Early Bengal School

Calcutta, once a cluster of three villages, bloomed into a city of palaces in the 18th century, attracting foreign traders and local aristocracy alike. Artists flocked to the city, inspired by the potential patronage, and the Western artists who arrived in the early 19th century helped to create a melting pot of artistic sub-styles from across Europe. The artists who followed the early and more successful ones were not as significant. There was a decline in artistic standards. Hence, the city of Calcutta became safer for the local aristocracy owing to successful security measures taken by the new rulers. This helped to attract the attention of local artists towards the city as well. Introduction of printing industry in Calcutta, in this period, also played an important role in attracting and encouraging local art- talent. These local artists came both from upper class Brahmins and other important castes besides traditional artisans engaged in gold-smelting (Swarnakars) and wood-working (Sutradhars) as well as those traditionally employed in painting thematic and narrative scrolls while singing in public. They belonged to a caste known as patuas.

These local painters were inspired by the rich oils executed by European artists, but they were not conversant with the grammar of naturalistic painting of the west. Thus, the use of ‘perspective’ still eluded them, but they resolved the issues of volume and perspective in their own way. The result was an organic evolution of style and visual language that was at once simple and charming. The Calcutta School of Art, established in 1854, had an obvious impact on this genre, and its influence can be seen in some of the paintings that are now widely referred to as belonging to the Early Bengal School. In some of the oils, one distinctly finds the artists experimenting with modern off-centre compositions, use of perspective, and architectural elements. Religious themes were prevalent in most of the works, and the paintings were by and large unsigned and undated. There is hardly any documentation on the Early Bengal oils, but it is widely held that they were commissioned by the rich aristocratic Hindu families of the city.

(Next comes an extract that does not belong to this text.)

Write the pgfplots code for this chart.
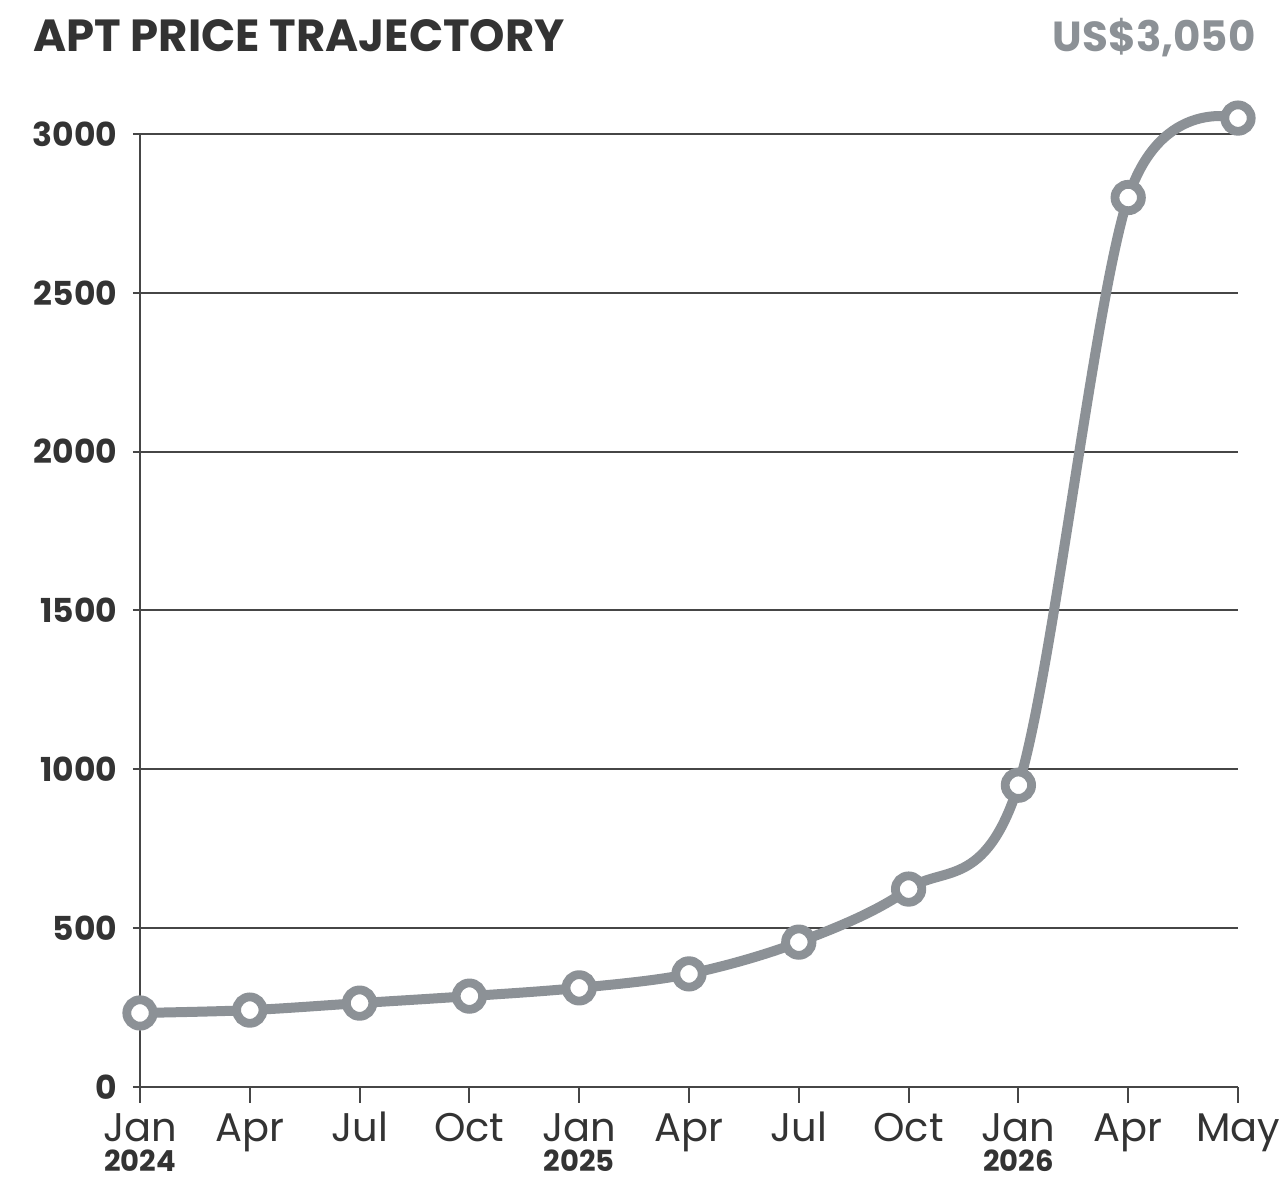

The trend in Bengal persisted until the early twentieth century, and several artists from the Calcutta Art School, especially ones belonging to artisan families, participated in this interaction leading to further Europeanisation and perfection of style. However, the genre gradually declined towards the close of the nineteenth century as the paintings lost much of their initial charm. The other possible reason for the gradual demise of this genre may be attributed to the popularity of the academic style of painting as propounded by the Calcutta Art School and the gradual ascendancy of the Bengal School at the turn of the century.